__OBJECTIVE__
Skipping all pictures, set down the lines of the listing from the first through the one with "H939 V466.5 L960,489".

__INFORMATION SHOWN__
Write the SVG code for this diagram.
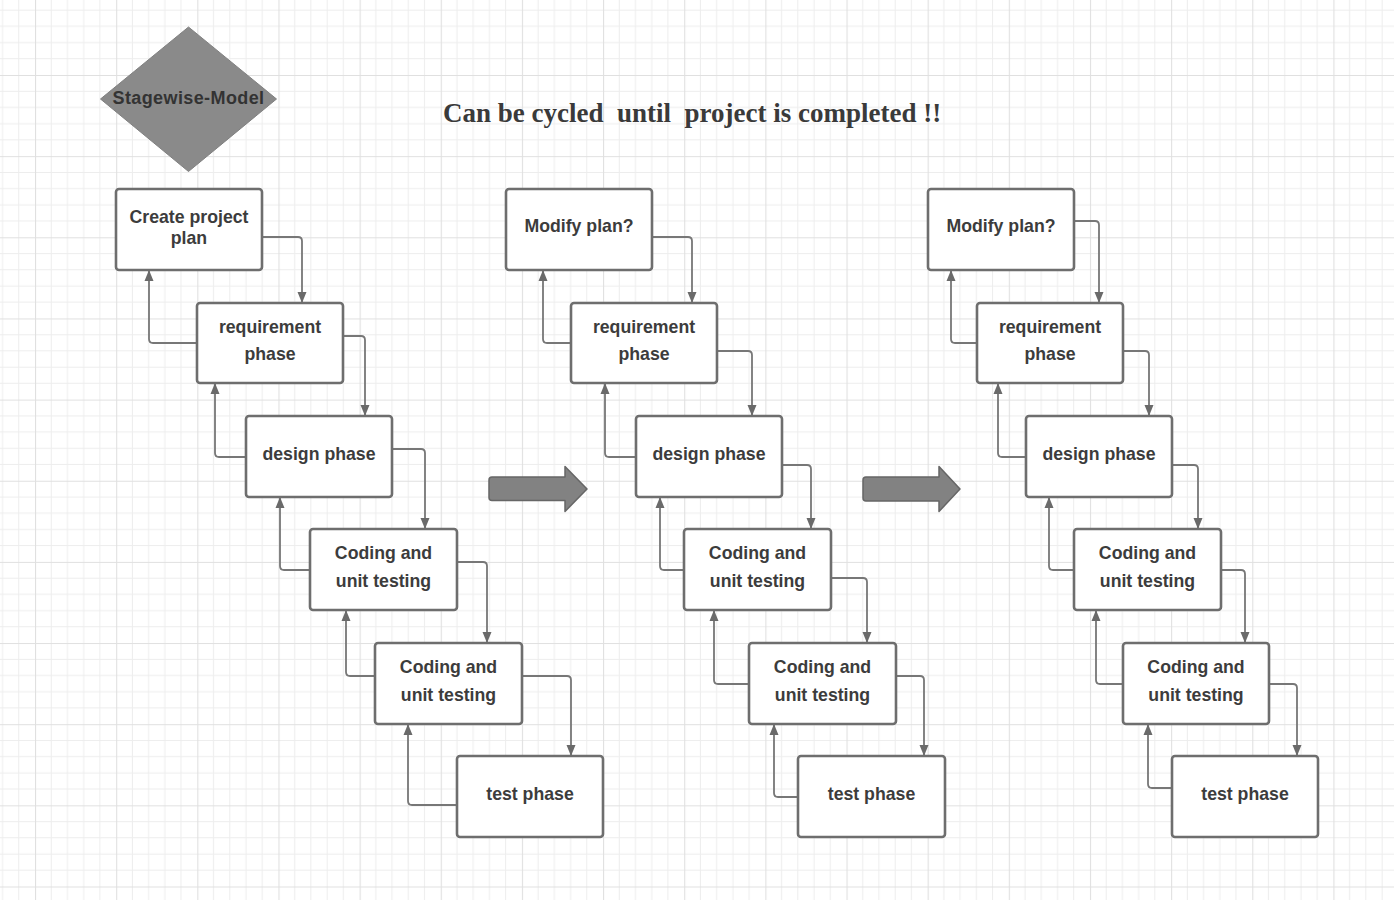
<svg xmlns="http://www.w3.org/2000/svg" width="1394" height="900" viewBox="0 0 1394 900">
<style>
.box{fill:#ffffff;stroke:#6e6e6e;stroke-width:2.6}
.lbl{font-family:"Liberation Sans",Arial,sans-serif;font-weight:bold;font-size:17.7px;fill:#3c3c3c;text-anchor:middle}
.con{fill:none;stroke:#777777;stroke-width:1.8}
.big{fill:#828282;stroke:#666666;stroke-width:1.5;stroke-linejoin:round}
</style>
<defs>
<pattern id="grid" patternUnits="userSpaceOnUse" x="35" y="75" width="81.15" height="81.15">
<g stroke="#ededed" stroke-width="1">
<line x1="16.23" y1="0" x2="16.23" y2="81.15"/>
<line x1="32.46" y1="0" x2="32.46" y2="81.15"/>
<line x1="48.69" y1="0" x2="48.69" y2="81.15"/>
<line x1="64.92" y1="0" x2="64.92" y2="81.15"/>
<line x1="0" y1="16.23" x2="81.15" y2="16.23"/>
<line x1="0" y1="32.46" x2="81.15" y2="32.46"/>
<line x1="0" y1="48.69" x2="81.15" y2="48.69"/>
<line x1="0" y1="64.92" x2="81.15" y2="64.92"/>
</g>
<g stroke="#e0e0e0" stroke-width="1.2">
<line x1="0.5" y1="0" x2="0.5" y2="81.15"/>
<line x1="0" y1="0.5" x2="81.15" y2="0.5"/>
</g>
</pattern>
<marker id="ah" markerUnits="userSpaceOnUse" markerWidth="12" markerHeight="12" viewBox="0 0 12 12" refX="11" refY="6" orient="auto">
<path d="M0,1.5 L11,6 L0,10.5 Z" fill="#6a6a6a"/>
</marker>
</defs>
<rect width="1394" height="900" fill="#ffffff"/>
<rect width="1394" height="900" fill="url(#grid)"/>

<g id="title">
<text x="443" y="122" xml:space="preserve" font-family="'Liberation Serif','Times New Roman',serif" font-weight="bold" font-size="27" fill="#3a3a3a">Can be cycled  until  project is completed !!</text>
</g>

<g id="stagewise-model">
<polygon points="188.5,27 276.5,99 188.5,171.5 100.5,99" fill="#8a8a8a" stroke="#808080" stroke-width="1" stroke-linejoin="round"/>
<text x="188.5" y="104" font-family="'Liberation Sans',Arial,sans-serif" font-weight="bold" font-size="18" letter-spacing="0.4" fill="#333333" text-anchor="middle">Stagewise-Model</text>
</g>

<g id="cycle-arrow-1"><path class="big" d="M492,477 H565 V466.5 L587,489 L565,511.5 V500.5 H492 Q489,500.5 489,497.5 V480 Q489,477 492,477 Z"/></g>
<g id="cycle-arrow-2"><path class="big" d="M866,477 H939 V466.5 L960,489 L939,511.5 V501 H866 Q863,501 863,498 V480 Q863,477 866,477 Z"/></g>

<g id="connectors">
<path class="con" marker-end="url(#ah)" d="M262,237 H298 Q302,237 302,241 V303"/>
<path class="con" marker-end="url(#ah)" d="M343,336 H361 Q365,336 365,340 V416"/>
<path class="con" marker-end="url(#ah)" d="M392,449 H421 Q425,449 425,453 V529"/>
<path class="con" marker-end="url(#ah)" d="M457,562 H483 Q487,562 487,566 V643"/>
<path class="con" marker-end="url(#ah)" d="M522,676 H567 Q571,676 571,680 V756"/>
<path class="con" marker-end="url(#ah)" d="M197,343 H153 Q149,343 149,339 V270"/>
<path class="con" marker-end="url(#ah)" d="M246,457 H219 Q215,457 215,453 V383"/>
<path class="con" marker-end="url(#ah)" d="M310,570 H284 Q280,570 280,566 V497"/>
<path class="con" marker-end="url(#ah)" d="M375,676 H350 Q346,676 346,672 V610"/>
<path class="con" marker-end="url(#ah)" d="M457,805 H412 Q408,805 408,801 V724"/>
<path class="con" marker-end="url(#ah)" d="M652,237 H688 Q692,237 692,241 V303"/>
<path class="con" marker-end="url(#ah)" d="M717,351 H748 Q752,351 752,355 V416"/>
<path class="con" marker-end="url(#ah)" d="M782,465 H807 Q811,465 811,469 V529"/>
<path class="con" marker-end="url(#ah)" d="M831,578 H863 Q867,578 867,582 V643"/>
<path class="con" marker-end="url(#ah)" d="M896,676 H920 Q924,676 924,680 V756"/>
<path class="con" marker-end="url(#ah)" d="M571,343 H547 Q543,343 543,339 V270"/>
<path class="con" marker-end="url(#ah)" d="M636,457 H609 Q605,457 605,453 V383"/>
<path class="con" marker-end="url(#ah)" d="M684,570 H664 Q660,570 660,566 V497"/>
<path class="con" marker-end="url(#ah)" d="M749,684 H718 Q714,684 714,680 V610"/>
<path class="con" marker-end="url(#ah)" d="M798,797 H778 Q774,797 774,793 V724"/>
<path class="con" marker-end="url(#ah)" d="M1074,221 H1095 Q1099,221 1099,225 V303"/>
<path class="con" marker-end="url(#ah)" d="M1123,351 H1145 Q1149,351 1149,355 V416"/>
<path class="con" marker-end="url(#ah)" d="M1172,465 H1194 Q1198,465 1198,469 V529"/>
<path class="con" marker-end="url(#ah)" d="M1221,570 H1241 Q1245,570 1245,574 V643"/>
<path class="con" marker-end="url(#ah)" d="M1269,684 H1293 Q1297,684 1297,688 V756"/>
<path class="con" marker-end="url(#ah)" d="M977,343 H955 Q951,343 951,339 V270"/>
<path class="con" marker-end="url(#ah)" d="M1026,457 H1002 Q998,457 998,453 V383"/>
<path class="con" marker-end="url(#ah)" d="M1074,570 H1053 Q1049,570 1049,566 V497"/>
<path class="con" marker-end="url(#ah)" d="M1123,684 H1100 Q1096,684 1096,680 V610"/>
<path class="con" marker-end="url(#ah)" d="M1172,788 H1152 Q1148,788 1148,784 V724"/>
</g>

<g id="c1-plan"><rect class="box" x="116" y="189" width="146" height="81" rx="3"/><text class="lbl" x="189" y="223">Create project</text><text class="lbl" x="189" y="244">plan</text></g>
<g id="c1-req"><rect class="box" x="197" y="303" width="146" height="80" rx="3"/><text class="lbl" x="270" y="333">requirement</text><text class="lbl" x="270" y="360">phase</text></g>
<g id="c1-design"><rect class="box" x="246" y="416" width="146" height="81" rx="3"/><text class="lbl" x="319" y="460">design phase</text></g>
<g id="c1-coding1"><rect class="box" x="310" y="529" width="147" height="81" rx="3"/><text class="lbl" x="383.5" y="559">Coding and</text><text class="lbl" x="383.5" y="587">unit testing</text></g>
<g id="c1-coding2"><rect class="box" x="375" y="643" width="147" height="81" rx="3"/><text class="lbl" x="448.5" y="673">Coding and</text><text class="lbl" x="448.5" y="701">unit testing</text></g>
<g id="c1-test"><rect class="box" x="457" y="756" width="146" height="81" rx="3"/><text class="lbl" x="530" y="800">test phase</text></g>

<g id="c2-plan"><rect class="box" x="506" y="189" width="146" height="81" rx="3"/><text class="lbl" x="579" y="232">Modify plan?</text></g>
<g id="c2-req"><rect class="box" x="571" y="303" width="146" height="80" rx="3"/><text class="lbl" x="644" y="333">requirement</text><text class="lbl" x="644" y="360">phase</text></g>
<g id="c2-design"><rect class="box" x="636" y="416" width="146" height="81" rx="3"/><text class="lbl" x="709" y="460">design phase</text></g>
<g id="c2-coding1"><rect class="box" x="684" y="529" width="147" height="81" rx="3"/><text class="lbl" x="757.5" y="559">Coding and</text><text class="lbl" x="757.5" y="587">unit testing</text></g>
<g id="c2-coding2"><rect class="box" x="749" y="643" width="147" height="81" rx="3"/><text class="lbl" x="822.5" y="673">Coding and</text><text class="lbl" x="822.5" y="701">unit testing</text></g>
<g id="c2-test"><rect class="box" x="798" y="756" width="147" height="81" rx="3"/><text class="lbl" x="871.5" y="800">test phase</text></g>

<g id="c3-plan"><rect class="box" x="928" y="189" width="146" height="81" rx="3"/><text class="lbl" x="1001" y="232">Modify plan?</text></g>
<g id="c3-req"><rect class="box" x="977" y="303" width="146" height="80" rx="3"/><text class="lbl" x="1050" y="333">requirement</text><text class="lbl" x="1050" y="360">phase</text></g>
<g id="c3-design"><rect class="box" x="1026" y="416" width="146" height="81" rx="3"/><text class="lbl" x="1099" y="460">design phase</text></g>
<g id="c3-coding1"><rect class="box" x="1074" y="529" width="147" height="81" rx="3"/><text class="lbl" x="1147.5" y="559">Coding and</text><text class="lbl" x="1147.5" y="587">unit testing</text></g>
<g id="c3-coding2"><rect class="box" x="1123" y="643" width="146" height="81" rx="3"/><text class="lbl" x="1196" y="673">Coding and</text><text class="lbl" x="1196" y="701">unit testing</text></g>
<g id="c3-test"><rect class="box" x="1172" y="756" width="146" height="81" rx="3"/><text class="lbl" x="1245" y="800">test phase</text></g>
</svg>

__RESULT OF THE EXERCISE__
Write the SVG code for this diagram.
<svg xmlns="http://www.w3.org/2000/svg" width="1394" height="900" viewBox="0 0 1394 900">
<style>
.box{fill:#ffffff;stroke:#6e6e6e;stroke-width:2.6}
.lbl{font-family:"Liberation Sans",Arial,sans-serif;font-weight:bold;font-size:17.7px;fill:#3c3c3c;text-anchor:middle}
.con{fill:none;stroke:#777777;stroke-width:1.8}
.big{fill:#828282;stroke:#666666;stroke-width:1.5;stroke-linejoin:round}
</style>
<defs>
<pattern id="grid" patternUnits="userSpaceOnUse" x="35" y="75" width="81.15" height="81.15">
<g stroke="#ededed" stroke-width="1">
<line x1="16.23" y1="0" x2="16.23" y2="81.15"/>
<line x1="32.46" y1="0" x2="32.46" y2="81.15"/>
<line x1="48.69" y1="0" x2="48.69" y2="81.15"/>
<line x1="64.92" y1="0" x2="64.92" y2="81.15"/>
<line x1="0" y1="16.23" x2="81.15" y2="16.23"/>
<line x1="0" y1="32.46" x2="81.15" y2="32.46"/>
<line x1="0" y1="48.69" x2="81.15" y2="48.69"/>
<line x1="0" y1="64.92" x2="81.15" y2="64.92"/>
</g>
<g stroke="#e0e0e0" stroke-width="1.2">
<line x1="0.5" y1="0" x2="0.5" y2="81.15"/>
<line x1="0" y1="0.5" x2="81.15" y2="0.5"/>
</g>
</pattern>
<marker id="ah" markerUnits="userSpaceOnUse" markerWidth="12" markerHeight="12" viewBox="0 0 12 12" refX="11" refY="6" orient="auto">
<path d="M0,1.5 L11,6 L0,10.5 Z" fill="#6a6a6a"/>
</marker>
</defs>
<rect width="1394" height="900" fill="#ffffff"/>
<rect width="1394" height="900" fill="url(#grid)"/>

<g id="title">
<text x="443" y="122" xml:space="preserve" font-family="'Liberation Serif','Times New Roman',serif" font-weight="bold" font-size="27" fill="#3a3a3a">Can be cycled  until  project is completed !!</text>
</g>

<g id="stagewise-model">
<polygon points="188.5,27 276.5,99 188.5,171.5 100.5,99" fill="#8a8a8a" stroke="#808080" stroke-width="1" stroke-linejoin="round"/>
<text x="188.5" y="104" font-family="'Liberation Sans',Arial,sans-serif" font-weight="bold" font-size="18" letter-spacing="0.4" fill="#333333" text-anchor="middle">Stagewise-Model</text>
</g>

<g id="cycle-arrow-1"><path class="big" d="M492,477 H565 V466.5 L587,489 L565,511.5 V500.5 H492 Q489,500.5 489,497.5 V480 Q489,477 492,477 Z"/></g>
<g id="cycle-arrow-2"><path class="big" d="M866,477 H939 V466.5 L960,489 L939,511.5 V501 H866 Q863,501 863,498 V480 Q863,477 866,477 Z"/></g>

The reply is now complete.